Data Preparation and Structure for Customer Identity Building using Machine Learning

3 min read

identity prepapration

The number of marketing channels that a customer can interact with when engaging with a brand is compounding every year. Additionally, with the advent of IoT, the number of devices a customer interacts with is also numerous. This results in that the most valuable customer data is often trapped in silos that are difficult to access by marketers. 

Impenetrable silos, scattered customer data, device, and channel proliferation — altogether compound the problem of ‘Customer Identity’. To solve this problem marketers have adopted technology solutions that come in their way as applied analytics, predictive models, and machine learning. 

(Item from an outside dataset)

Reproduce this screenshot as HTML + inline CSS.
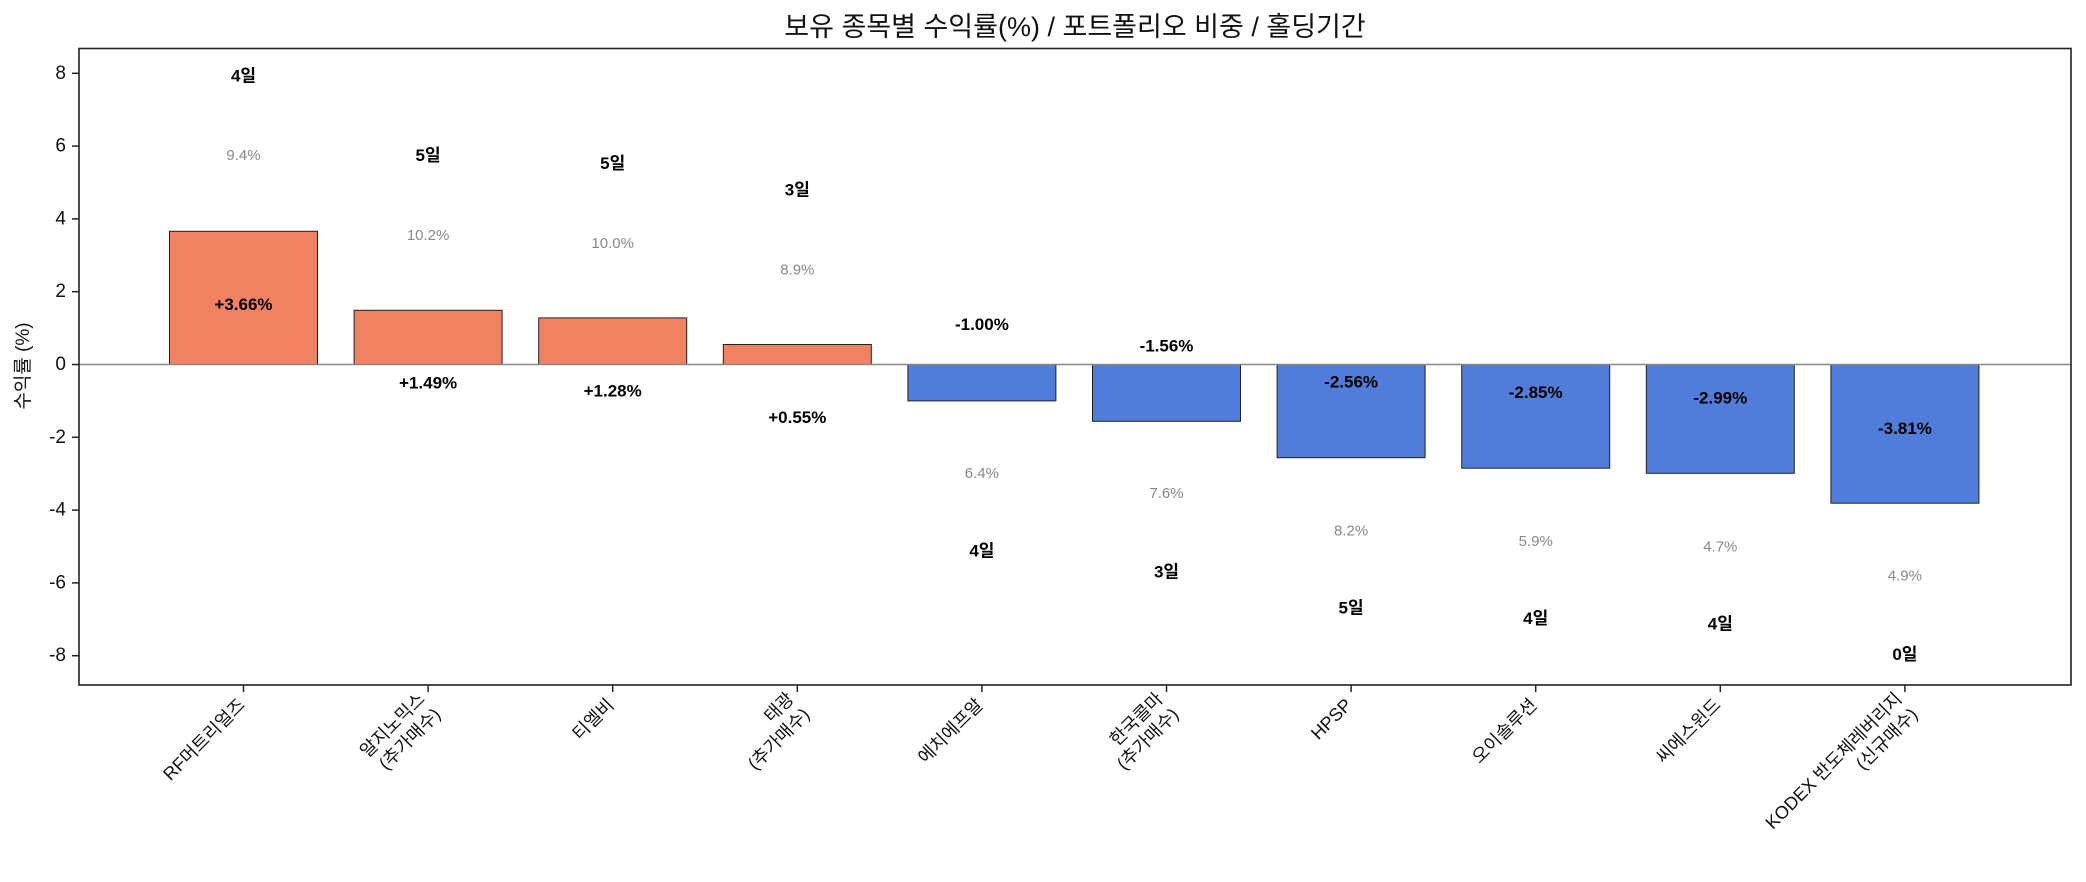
<!DOCTYPE html>
<html><head><meta charset="utf-8"><style>
html,body{margin:0;padding:0;background:#fff;}
svg{display:block;font-family:"Liberation Sans","Noto Sans CJK KR",sans-serif;}
</style></head><body>
<svg width="2086" height="882" viewBox="0 0 2086 882" xmlns="http://www.w3.org/2000/svg">
<rect width="2086" height="882" fill="#fff"/>
<text x="1075" y="36" font-size="27" text-anchor="middle" fill="#111">보유 종목별 수익률(%) / 포트폴리오 비중 / 홀딩기간</text>
<g fill="#f08262" stroke="#222" stroke-width="1">
<rect x="169.5" y="231.3" width="148" height="133.2"/>
<rect x="354.1" y="310.3" width="148" height="54.2"/>
<rect x="538.7" y="317.9" width="148" height="46.6"/>
<rect x="723.3" y="344.5" width="148" height="20"/>
</g>
<g fill="#4f7dd9" stroke="#222" stroke-width="1">
<rect x="907.9" y="364.5" width="148" height="36.4"/>
<rect x="1092.5" y="364.5" width="148" height="56.8"/>
<rect x="1277.1" y="364.5" width="148" height="93.2"/>
<rect x="1461.7" y="364.5" width="148" height="103.7"/>
<rect x="1646.3" y="364.5" width="148" height="108.8"/>
<rect x="1830.9" y="364.5" width="148" height="138.7"/>
</g>
<line x1="79" y1="364.5" x2="2071" y2="364.5" stroke="#888" stroke-width="1.5"/>
<rect x="79" y="48.5" width="1992" height="636.5" fill="none" stroke="#222" stroke-width="1.6"/>
<g stroke="#222" stroke-width="1.5">
<line x1="72" y1="73.3" x2="79" y2="73.3"/><line x1="72" y1="146.1" x2="79" y2="146.1"/><line x1="72" y1="218.9" x2="79" y2="218.9"/><line x1="72" y1="291.7" x2="79" y2="291.7"/><line x1="72" y1="364.5" x2="79" y2="364.5"/><line x1="72" y1="437.3" x2="79" y2="437.3"/><line x1="72" y1="510.1" x2="79" y2="510.1"/><line x1="72" y1="582.9" x2="79" y2="582.9"/><line x1="72" y1="655.7" x2="79" y2="655.7"/>
<line x1="243.5" y1="685" x2="243.5" y2="692"/><line x1="428.1" y1="685" x2="428.1" y2="692"/><line x1="612.7" y1="685" x2="612.7" y2="692"/><line x1="797.3" y1="685" x2="797.3" y2="692"/><line x1="981.9" y1="685" x2="981.9" y2="692"/><line x1="1166.5" y1="685" x2="1166.5" y2="692"/><line x1="1351.1" y1="685" x2="1351.1" y2="692"/><line x1="1535.7" y1="685" x2="1535.7" y2="692"/><line x1="1720.3" y1="685" x2="1720.3" y2="692"/><line x1="1904.9" y1="685" x2="1904.9" y2="692"/>
</g>
<g font-size="19" fill="#111" text-anchor="end" dominant-baseline="central">
<text x="66" y="73.3">8</text><text x="66" y="146.1">6</text><text x="66" y="218.9">4</text><text x="66" y="291.7">2</text><text x="66" y="364.5">0</text><text x="66" y="437.3">-2</text><text x="66" y="510.1">-4</text><text x="66" y="582.9">-6</text><text x="66" y="655.7">-8</text>
</g>
<text transform="translate(29,366) rotate(-90)" font-size="19" text-anchor="middle" fill="#111">수익률 (%)</text>
<g font-size="17" font-weight="bold" fill="#000" text-anchor="middle" dominant-baseline="central">
<text x="243.5" y="304.7">+3.66%</text><text x="428.1" y="383.2">+1.49%</text><text x="612.7" y="391.1">+1.28%</text><text x="797.3" y="417.7">+0.55%</text><text x="981.9" y="324.6">-1.00%</text><text x="1166.5" y="345.9">-1.56%</text><text x="1351.1" y="381.8">-2.56%</text><text x="1535.7" y="392.5">-2.85%</text><text x="1720.3" y="397.8">-2.99%</text><text x="1904.9" y="428.4">-3.81%</text>
<text x="243.5" y="75.8">4일</text><text x="428.1" y="155.7">5일</text><text x="612.7" y="163.6">5일</text><text x="797.3" y="190.2">3일</text><text x="981.9" y="550.8">4일</text><text x="1166.5" y="572.1">3일</text><text x="1351.1" y="608">5일</text><text x="1535.7" y="618.6">4일</text><text x="1720.3" y="624">4일</text><text x="1904.9" y="654.6">0일</text>
</g>
<g font-size="15" fill="#888" text-anchor="middle" dominant-baseline="central">
<text x="243.5" y="155.7">9.4%</text><text x="428.1" y="235.5">10.2%</text><text x="612.7" y="243.5">10.0%</text><text x="797.3" y="270.1">8.9%</text><text x="981.9" y="473.6">6.4%</text><text x="1166.5" y="493.6">7.6%</text><text x="1351.1" y="530.8">8.2%</text><text x="1535.7" y="541.5">5.9%</text><text x="1720.3" y="546.8">4.7%</text><text x="1904.9" y="576.1">4.9%</text>
</g>
<g font-size="18" fill="#111" text-anchor="end">
<text transform="translate(246,706) rotate(-45)">RF머트리얼즈</text>
<g transform="translate(426,700) rotate(-45)"><text x="0" y="0">알지노믹스</text><text x="0" y="22">(추가매수)</text></g>
<text transform="translate(615,706) rotate(-45)">티엘비</text>
<g transform="translate(795,700) rotate(-45)"><text x="0" y="0">태광</text><text x="0" y="22">(추가매수)</text></g>
<text transform="translate(984,706) rotate(-45)">에치에프알</text>
<g transform="translate(1164,700) rotate(-45)"><text x="0" y="0">한국콜마</text><text x="0" y="22">(추가매수)</text></g>
<text transform="translate(1353,706) rotate(-45)">HPSP</text>
<text transform="translate(1538,706) rotate(-45)">오이솔루션</text>
<text transform="translate(1722,706) rotate(-45)">씨에스윈드</text>
<g transform="translate(1903,700) rotate(-45)"><text x="0" y="0">KODEX 반도체레버리지</text><text x="0" y="22">(신규매수)</text></g>
</g>
</svg>
</body></html>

To understand how machine learning is applied to customer identity building and resolution, we have broken the material into two articles. This is the first of them which explains what we do with data coming into FirstHive from different sources. 

We will be focussing on 

  • Different data components contribute to the high quality of data.
  • Data Preparation

Before we deep dive into the application of machine learning to customer identity, there are other steps that add to the quality of algorithms that we rely on. These are the data components that add structure and cohesiveness to a Customer Identity. Also, using the right data infrastructure and aligning large data sets contributes to building the customer identity.

Data Components and Structure

Unique Identifier

Most often unique identifiers are also referred to as customer data identity criteria. These identifiers are defined by their accuracy, preciseness, reliability, and scalability. Imagine you have 7 different data sets streaming into your CDP from other databases. How would you identify if a customer in one database is also there is another? This problem is resolved with the use of a ‘unique identifier’ attributed to each customer. 

Each database provides a different set of unique identifiers. 

Personal Identifiable Information (PIIs): Some of the common ones are different PII formats such as user ID, email ID, national IDs, credit card numbers, etc. 

Anonymous IDs: Unique identifiers could also be in anonymous formats that are not provided by the customer, but are collected by different marketing systems and interfaces. These combine third-party cookie IDs, device IDs, CRM IDs, serial numbers, hash functions, IP addresses, and offline IDs that enrich the customer profile. 

Data Connectors

Every data point pertaining to a customer sits in a standalone database or marketing system. Extracting every single, relevant data point from each system and attributing it to the customer ID is the role of a data connector. Multiple identifiers for a given customer profile are stored together and further used as internal identifiers. These internal identifiers are matched together that form the data connectors. 

Data connectors are used for other processes that come in the way of data ingestion and data preparation. Data matching, clustering, blocking, pairing, and scoring are some of them. These micro-processes are specific to identity resolution.

Data Schema

This is the blueprint of how data is structured by each source. It helps in capturing the right data from the right hive. Unlike relational or event-stream databases, profile-based databases use these data schema to create enriched customer profiles. CDPs work towards changing the data connectors when any of the schema changes.

Data Preparation

Right from ingesting data to qualifying it into a customer profile and further activating the customer identity for marketing activities; machine learning is applied everywhere. Better data quality will help machine learning algorithms better enrich customer data. And, hence we begin the process of Data Preparation.

Data ingested into FirstHive is put through the following steps before it reaches the common database. The common database is where the creation of customer profiles and IDs begin.

Define Data Connectors: The first step is to create data connectors that enable the ingestion of data from as many sources as possible. These keep coming in different sizes of large loads, historical datasets and incremental data loads.

Data Normalization: Data redundancy is reduced or approached to complete elimination using a combination of unique identifiers. This transforms all relational and event-streaming databases into profile-based databases. 

Profile Databases: This is an indispensable part of the FirstHive CDP architecture. This not only stores PII and other information labeled by the system for basic profiling, but also captures, interactions, purchase behavior, customer history, intent and so on across all configured sources. The consolidated data is stitched into the customer profile.

Amend Data Source Schemas: The schema changes with data normalization exercises. When the process focuses on PII data relevant connectors are updated to re-calibrate the customer identity for an enriched version.

Once data is prepared for ingestion, a CDP uses ingested data for customer profile creation. Each customer identity is mapped to customer profiles using deterministic and probabilistic mapping. This runs through a wholesome process called Uniqui-fication. This involves the use of machine learning for ID stitching, data clean up, semantic tagging, data matching with blocking, clustering, and data comparison.

Use of Data Preparation in Machine Learning

Supervised machine learning algorithms work best when provided by high-quality data sets. Data Preparation process builds enormous amounts of high-quality data sets before the initial customer profile creation and ID creation begins. Unfortunately, high-quality data sets are not available in its raw form and hence the need to understand different components in the data structure and how it is cleansed as ready-to-use data inputs for a machine learning activity to roll down.